Tips for Using the Web, E-mail and Social Networking to Net 'Wired Wealthy' DonorsJune 23, 2009 By Abny Santicola
Used strategically, the Web offers myriad opportunities to raise funds from wealthy donors.
In the session "Taking Leadership Online: What's Hype and What Works in Online Fundraising" at Fund Raising Day in New York 2009 presented by the Association of Fundraising Professionals Greater New York Chapter in early June, presenters Nancy Haitch, deputy vice president of development for International Rescue Committee; Alia McKee Scott, principal at Sea Change Strategies; and Jono Smith, vice president of nonprofit marketing at Network for Good, discussed management strategies that trail-blazing organizations have followed in using the Internet to begin, sustain and enrich relationships with top donors, prospects and volunteers.

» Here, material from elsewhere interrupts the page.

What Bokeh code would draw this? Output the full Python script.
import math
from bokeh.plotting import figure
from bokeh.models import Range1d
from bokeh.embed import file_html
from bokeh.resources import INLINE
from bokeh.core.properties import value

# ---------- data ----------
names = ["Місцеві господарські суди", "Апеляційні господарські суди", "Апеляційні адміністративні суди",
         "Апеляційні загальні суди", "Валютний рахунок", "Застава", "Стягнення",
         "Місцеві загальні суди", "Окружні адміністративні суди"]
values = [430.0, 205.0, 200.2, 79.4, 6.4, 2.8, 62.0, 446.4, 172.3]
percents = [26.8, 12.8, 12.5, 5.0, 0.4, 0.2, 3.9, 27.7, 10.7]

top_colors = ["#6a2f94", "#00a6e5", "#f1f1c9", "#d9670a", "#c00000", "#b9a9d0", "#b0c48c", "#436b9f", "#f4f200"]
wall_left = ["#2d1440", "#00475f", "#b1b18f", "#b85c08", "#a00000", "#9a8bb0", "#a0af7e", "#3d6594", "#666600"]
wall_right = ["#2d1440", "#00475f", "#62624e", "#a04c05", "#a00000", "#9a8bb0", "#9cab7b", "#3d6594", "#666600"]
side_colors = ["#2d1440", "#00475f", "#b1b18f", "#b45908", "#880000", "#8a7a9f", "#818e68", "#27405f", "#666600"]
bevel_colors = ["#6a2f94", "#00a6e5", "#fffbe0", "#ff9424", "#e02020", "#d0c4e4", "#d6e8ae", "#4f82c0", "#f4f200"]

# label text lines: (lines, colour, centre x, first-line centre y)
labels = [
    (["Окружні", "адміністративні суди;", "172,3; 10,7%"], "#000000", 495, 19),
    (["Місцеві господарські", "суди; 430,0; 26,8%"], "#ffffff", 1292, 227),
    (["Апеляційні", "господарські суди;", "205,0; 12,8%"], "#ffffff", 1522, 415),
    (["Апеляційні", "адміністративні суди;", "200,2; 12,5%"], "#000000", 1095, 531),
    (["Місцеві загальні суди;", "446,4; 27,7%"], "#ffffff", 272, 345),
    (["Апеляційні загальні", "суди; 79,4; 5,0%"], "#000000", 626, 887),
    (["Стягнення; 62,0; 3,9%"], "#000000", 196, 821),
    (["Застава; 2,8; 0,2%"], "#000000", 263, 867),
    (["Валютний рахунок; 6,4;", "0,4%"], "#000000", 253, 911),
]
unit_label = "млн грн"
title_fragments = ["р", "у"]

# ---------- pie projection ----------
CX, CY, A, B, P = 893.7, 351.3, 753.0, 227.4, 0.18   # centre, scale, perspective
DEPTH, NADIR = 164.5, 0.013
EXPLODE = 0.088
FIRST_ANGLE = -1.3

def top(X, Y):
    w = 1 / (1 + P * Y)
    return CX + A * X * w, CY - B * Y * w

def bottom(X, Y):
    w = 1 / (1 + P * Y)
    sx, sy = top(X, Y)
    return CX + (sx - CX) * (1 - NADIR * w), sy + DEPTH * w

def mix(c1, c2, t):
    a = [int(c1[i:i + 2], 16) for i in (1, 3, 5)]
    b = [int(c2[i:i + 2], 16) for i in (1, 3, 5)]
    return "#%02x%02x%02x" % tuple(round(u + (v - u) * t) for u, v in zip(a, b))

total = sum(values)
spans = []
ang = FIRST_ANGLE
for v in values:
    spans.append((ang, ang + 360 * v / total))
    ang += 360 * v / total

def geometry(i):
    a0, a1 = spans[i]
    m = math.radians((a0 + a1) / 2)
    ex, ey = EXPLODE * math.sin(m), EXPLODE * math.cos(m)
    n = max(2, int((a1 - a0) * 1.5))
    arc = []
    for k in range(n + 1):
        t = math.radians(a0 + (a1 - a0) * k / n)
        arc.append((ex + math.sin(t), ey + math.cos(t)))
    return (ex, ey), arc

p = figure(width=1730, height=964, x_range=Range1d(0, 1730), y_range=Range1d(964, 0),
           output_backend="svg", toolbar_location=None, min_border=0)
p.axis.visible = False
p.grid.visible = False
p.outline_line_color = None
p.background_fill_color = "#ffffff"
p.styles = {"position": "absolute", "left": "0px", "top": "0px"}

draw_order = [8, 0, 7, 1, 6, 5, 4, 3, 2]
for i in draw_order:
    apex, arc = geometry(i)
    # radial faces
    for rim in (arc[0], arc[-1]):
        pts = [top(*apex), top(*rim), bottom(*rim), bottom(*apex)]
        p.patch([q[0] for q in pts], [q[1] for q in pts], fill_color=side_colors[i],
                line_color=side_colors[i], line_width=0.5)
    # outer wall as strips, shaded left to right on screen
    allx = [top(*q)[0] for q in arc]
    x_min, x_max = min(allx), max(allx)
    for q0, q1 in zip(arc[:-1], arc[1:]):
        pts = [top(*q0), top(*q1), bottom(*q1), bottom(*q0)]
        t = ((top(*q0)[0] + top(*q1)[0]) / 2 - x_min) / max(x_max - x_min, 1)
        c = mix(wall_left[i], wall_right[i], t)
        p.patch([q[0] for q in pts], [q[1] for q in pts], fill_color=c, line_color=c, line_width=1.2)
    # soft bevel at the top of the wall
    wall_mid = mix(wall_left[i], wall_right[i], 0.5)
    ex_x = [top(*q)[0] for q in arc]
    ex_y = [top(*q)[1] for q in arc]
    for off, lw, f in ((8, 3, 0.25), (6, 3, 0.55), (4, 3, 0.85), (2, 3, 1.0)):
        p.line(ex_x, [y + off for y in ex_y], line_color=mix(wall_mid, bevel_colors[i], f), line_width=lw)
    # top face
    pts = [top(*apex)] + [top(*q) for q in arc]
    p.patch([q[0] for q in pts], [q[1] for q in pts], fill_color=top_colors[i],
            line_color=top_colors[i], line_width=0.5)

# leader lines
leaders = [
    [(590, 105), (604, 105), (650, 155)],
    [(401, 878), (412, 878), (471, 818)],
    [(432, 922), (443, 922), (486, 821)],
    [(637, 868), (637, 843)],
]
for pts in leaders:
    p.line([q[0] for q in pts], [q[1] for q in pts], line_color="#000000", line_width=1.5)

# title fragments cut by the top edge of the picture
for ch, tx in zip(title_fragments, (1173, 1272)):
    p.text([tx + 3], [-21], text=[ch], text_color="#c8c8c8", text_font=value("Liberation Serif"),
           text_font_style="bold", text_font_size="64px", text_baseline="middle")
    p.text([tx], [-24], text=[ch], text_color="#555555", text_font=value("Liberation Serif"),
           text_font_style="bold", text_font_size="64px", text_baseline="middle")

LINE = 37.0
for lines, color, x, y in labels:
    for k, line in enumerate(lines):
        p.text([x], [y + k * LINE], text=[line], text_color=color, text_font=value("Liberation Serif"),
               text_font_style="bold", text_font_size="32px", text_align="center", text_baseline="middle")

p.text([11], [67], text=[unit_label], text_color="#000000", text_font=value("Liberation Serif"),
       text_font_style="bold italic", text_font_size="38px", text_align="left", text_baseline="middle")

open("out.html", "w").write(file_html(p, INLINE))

Citing the "Wired Wealthy" study recently conducted by Convio, Sea Change Strategies and Edge Research that surveyed 3,443 top donors, the speakers dispelled a few rumors, namely that offline donors do not donate online; online fundraising is for small gifts; and middle and major donors don't want to hear from organization online.

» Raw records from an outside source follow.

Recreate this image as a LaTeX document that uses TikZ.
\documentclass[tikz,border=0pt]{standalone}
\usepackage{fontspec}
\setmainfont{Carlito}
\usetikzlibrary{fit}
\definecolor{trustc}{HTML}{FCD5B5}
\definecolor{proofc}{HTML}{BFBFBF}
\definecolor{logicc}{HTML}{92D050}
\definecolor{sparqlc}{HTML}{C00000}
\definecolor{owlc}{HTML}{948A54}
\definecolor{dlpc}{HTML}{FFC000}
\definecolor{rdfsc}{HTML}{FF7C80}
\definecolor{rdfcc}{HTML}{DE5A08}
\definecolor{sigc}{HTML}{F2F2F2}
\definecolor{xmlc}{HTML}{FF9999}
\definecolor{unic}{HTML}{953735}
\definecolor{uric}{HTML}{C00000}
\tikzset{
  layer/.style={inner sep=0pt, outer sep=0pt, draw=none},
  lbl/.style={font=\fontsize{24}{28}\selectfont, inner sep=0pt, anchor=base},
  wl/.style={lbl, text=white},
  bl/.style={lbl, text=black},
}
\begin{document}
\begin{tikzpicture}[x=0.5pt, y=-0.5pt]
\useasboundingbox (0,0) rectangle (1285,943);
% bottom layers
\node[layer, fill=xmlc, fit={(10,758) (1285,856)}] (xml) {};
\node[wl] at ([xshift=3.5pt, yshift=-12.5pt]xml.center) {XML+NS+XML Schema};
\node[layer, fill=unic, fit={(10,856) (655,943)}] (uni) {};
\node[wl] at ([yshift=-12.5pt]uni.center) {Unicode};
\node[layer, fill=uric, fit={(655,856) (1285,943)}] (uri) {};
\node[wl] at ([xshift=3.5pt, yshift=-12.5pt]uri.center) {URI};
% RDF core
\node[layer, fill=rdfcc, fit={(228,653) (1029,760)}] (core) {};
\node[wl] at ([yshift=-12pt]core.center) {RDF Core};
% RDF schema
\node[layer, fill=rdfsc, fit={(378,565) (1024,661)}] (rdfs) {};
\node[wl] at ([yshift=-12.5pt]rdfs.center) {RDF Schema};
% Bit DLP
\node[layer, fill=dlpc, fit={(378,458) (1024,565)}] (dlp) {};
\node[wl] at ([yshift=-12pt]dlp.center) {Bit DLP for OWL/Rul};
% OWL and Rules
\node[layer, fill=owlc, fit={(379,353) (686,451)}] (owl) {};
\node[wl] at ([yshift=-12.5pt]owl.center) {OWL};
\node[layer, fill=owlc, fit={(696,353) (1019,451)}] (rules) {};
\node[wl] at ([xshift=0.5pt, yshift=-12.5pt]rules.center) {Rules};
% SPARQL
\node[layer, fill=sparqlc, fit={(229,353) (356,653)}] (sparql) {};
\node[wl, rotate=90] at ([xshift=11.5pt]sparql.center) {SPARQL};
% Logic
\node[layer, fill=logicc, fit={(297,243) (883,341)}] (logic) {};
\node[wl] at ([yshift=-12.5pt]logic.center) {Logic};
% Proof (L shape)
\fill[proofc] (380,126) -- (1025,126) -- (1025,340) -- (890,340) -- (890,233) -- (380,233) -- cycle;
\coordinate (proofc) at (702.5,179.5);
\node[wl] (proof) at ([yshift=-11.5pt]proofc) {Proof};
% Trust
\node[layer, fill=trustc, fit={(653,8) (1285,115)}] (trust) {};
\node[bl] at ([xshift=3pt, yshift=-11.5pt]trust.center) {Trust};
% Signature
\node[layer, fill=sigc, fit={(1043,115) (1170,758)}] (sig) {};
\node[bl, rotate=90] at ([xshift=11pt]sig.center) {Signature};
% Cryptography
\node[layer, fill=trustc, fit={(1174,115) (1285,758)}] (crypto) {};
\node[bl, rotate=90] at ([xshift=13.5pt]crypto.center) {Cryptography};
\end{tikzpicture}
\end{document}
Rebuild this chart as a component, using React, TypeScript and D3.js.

The study grouped the wired wealthy into three donor clusters:
- Relationship seekers (29 percent of those surveyed). Most likely to respond to opportunities to connect emotionally with your organization online.
- Casual connector (41 percent).
- All business (30 percent). Not looking for a relationship or emotional connection.

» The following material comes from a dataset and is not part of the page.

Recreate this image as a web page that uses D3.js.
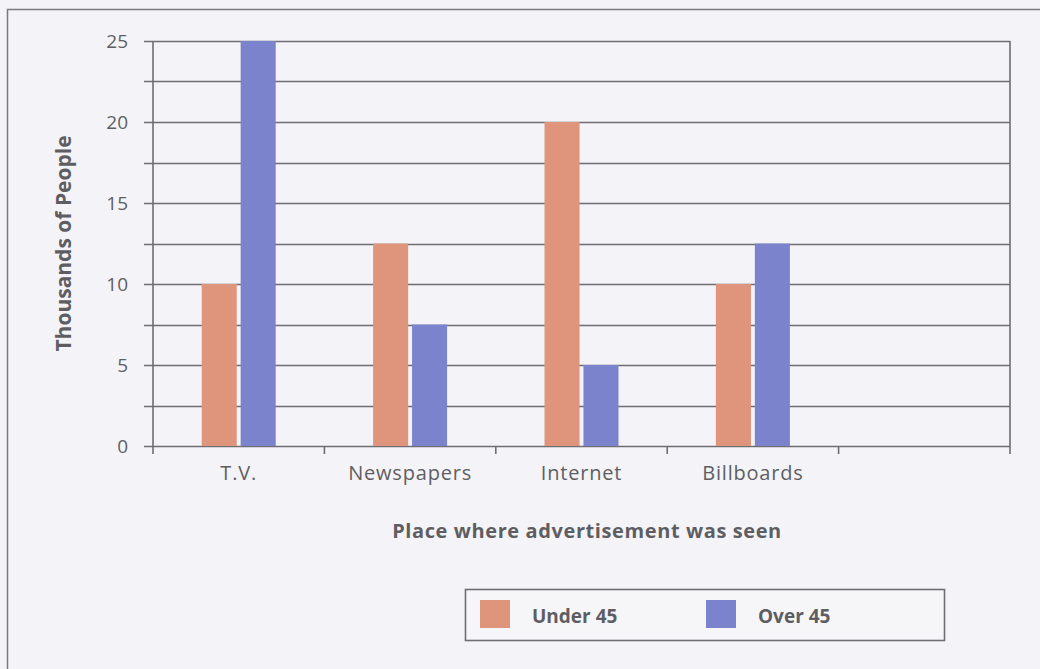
<!DOCTYPE html>
<html>
<head>
<meta charset="utf-8">
<script src="https://cdn.jsdelivr.net/npm/d3@7"></script>
<style>
  html, body { margin: 0; padding: 0; background: #f4f4f8; }
  svg { display: block; }
  text { font-family: "Open Sans", "Noto Sans", sans-serif; }
</style>
</head>
<body>
<div id="chart"></div>
<script>
  const width = 1040;
  const height = 669;

  // ===== Dados =====
  const categories = ["T.V.", "Newspapers", "Internet", "Billboards", ""];
  const series = ["Under 45", "Over 45"];
  const under45 = [10, 12.5, 20, 10];
  const over45 = [25, 7.5, 5, 12.5];
  const yTicks = [0, 5, 10, 15, 20, 25];
  const gridValues = [0, 2.5, 5, 7.5, 10, 12.5, 15, 17.5, 20, 22.5, 25];

  const colors = { "Under 45": "#de957b", "Over 45": "#7b83cd" };
  const lineColor = "#6e6e72";
  const textColor = "#5e5e62";

  const margin = { left: 153, right: 30, top: 41, bottom: 223 };

  const svg = d3.select("#chart").append("svg")
    .attr("width", width)
    .attr("height", height);

  // moldura externa
  svg.append("rect")
    .attr("x", 7.5).attr("y", 9.5)
    .attr("width", width + 10).attr("height", height)
    .attr("fill", "#f4f4f8")
    .attr("stroke", "#7a7a7e")
    .attr("stroke-width", 1.5);

  const x = d3.scaleBand()
    .domain(categories)
    .range([margin.left, width - margin.right])
    .paddingInner(0).paddingOuter(0);

  const y = d3.scaleLinear()
    .domain([0, 25])
    .range([height - margin.bottom, margin.top]);

  const x1 = d3.scaleBand()
    .domain(series)
    .range([0, 74])
    .paddingInner(0.1);

  // grade
  svg.append("g")
    .selectAll("line")
    .data(gridValues)
    .join("line")
    .attr("x1", margin.left - 9)
    .attr("x2", width - margin.right)
    .attr("y1", d => Math.round(y(d)) + 0.5)
    .attr("y2", d => Math.round(y(d)) + 0.5)
    .attr("stroke", lineColor)
    .attr("stroke-width", 1.6);

  // eixos verticais
  [margin.left, width - margin.right].forEach(xx => {
    svg.append("line")
      .attr("x1", xx).attr("x2", xx)
      .attr("y1", y(25)).attr("y2", y(0) + 8)
      .attr("stroke", lineColor)
      .attr("stroke-width", 1.6);
  });

  // eixo y
  const yAxis = svg.append("g")
    .attr("transform", `translate(${margin.left},0)`)
    .call(d3.axisLeft(y).tickValues(yTicks).tickSize(0).tickPadding(25));
  yAxis.select(".domain").remove();
  yAxis.selectAll("text")
    .attr("fill", textColor)
    .style("font-size", "19px");

  // eixo x
  const xAxis = svg.append("g")
    .attr("transform", `translate(0,${y(0)})`)
    .call(d3.axisBottom(x).tickSize(0).tickPadding(20));
  xAxis.select(".domain").remove();
  xAxis.selectAll("text")
    .attr("fill", textColor)
    .style("font-size", "20px")
    .style("letter-spacing", "0.8px");

  // marcas entre categorias
  svg.append("g")
    .selectAll("line")
    .data(categories.slice(1))
    .join("line")
    .attr("x1", d => x(d)).attr("x2", d => x(d))
    .attr("y1", y(0)).attr("y2", y(0) + 8)
    .attr("stroke", lineColor)
    .attr("stroke-width", 1.6);

  // barras
  const rows = categories.slice(0, 4).map((c, i) => ({
    category: c,
    values: [
      { key: "Under 45", value: under45[i] },
      { key: "Over 45", value: over45[i] }
    ]
  }));

  svg.append("g")
    .selectAll("g")
    .data(rows)
    .join("g")
    .attr("transform", d => `translate(${x(d.category) + x.bandwidth() / 2 - 37},0)`)
    .selectAll("rect")
    .data(d => d.values)
    .join("rect")
    .attr("x", d => x1(d.key))
    .attr("width", x1.bandwidth())
    .attr("y", d => y(d.value))
    .attr("height", d => y(0) - y(d.value))
    .attr("fill", d => colors[d.key]);

  // títulos
  svg.append("text")
    .attr("transform", `translate(71,${(y(0) + y(25)) / 2}) rotate(-90)`)
    .attr("text-anchor", "middle")
    .attr("fill", textColor)
    .style("font-size", "21px")
    .style("font-weight", "bold")
    .text("Thousands of People");

  svg.append("text")
    .attr("x", 587)
    .attr("y", 538)
    .attr("text-anchor", "middle")
    .attr("fill", textColor)
    .style("font-size", "20px")
    .style("font-weight", "bold")
    .style("letter-spacing", "0.6px")
    .text("Place where advertisement was seen");

  // legenda
  const legend = svg.append("g");
  legend.append("rect")
    .attr("x", 465.5).attr("y", 589.5)
    .attr("width", 479).attr("height", 51)
    .attr("fill", "#f6f6f9")
    .attr("stroke", lineColor)
    .attr("stroke-width", 1.6);

  const legendX = [480, 706];
  series.forEach((s, i) => {
    legend.append("rect")
      .attr("x", legendX[i]).attr("y", 600)
      .attr("width", 30).attr("height", 28)
      .attr("fill", colors[s]);
    legend.append("text")
      .attr("x", legendX[i] + 52)
      .attr("y", 623)
      .attr("fill", textColor)
      .style("font-size", "19px")
      .style("font-weight", "bold")
      .text(s);
  });
</script>
</body>
</html>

What this means for organizations is:
- It's not demographics that define donors; it's their behavior.
- Each donor cluster requires a customized, targeted marketing approach to capitalize on their giving.
- Understanding proclivities of a donor base creates huge opportunities to customize a fundraising strategy.
For his part of the presentation, Smith outlined the difference between an online strategy and tactics. An online strategy is a plan of action for using the Internet and other digital mediums to achieve a goal or set of goals, while Web site, Facebook, Twitter, SMS, e-mail marketing, SEO, banner ads, etc., are all tactics that can be used to accomplish that strategy.
He recommended organizations go through the following 10-point online check-up:
- Is your URL guessable?
- Do you publish your URL on every communication, both online and offline?
- Do you use Web site design strategically?
- Do you provide relevant content? (Marketing plus journalism)
- Do you tell your story through pictures, videos or podcasts?
- Can you collect e-mail addresses on your Web site?
- Do you use e-mail marketing and search marketing to drive traffic back to your Web site?
- Can you accept online donations on your Web site?
- Do you have a blog?
- Can people find your Web site in search engines?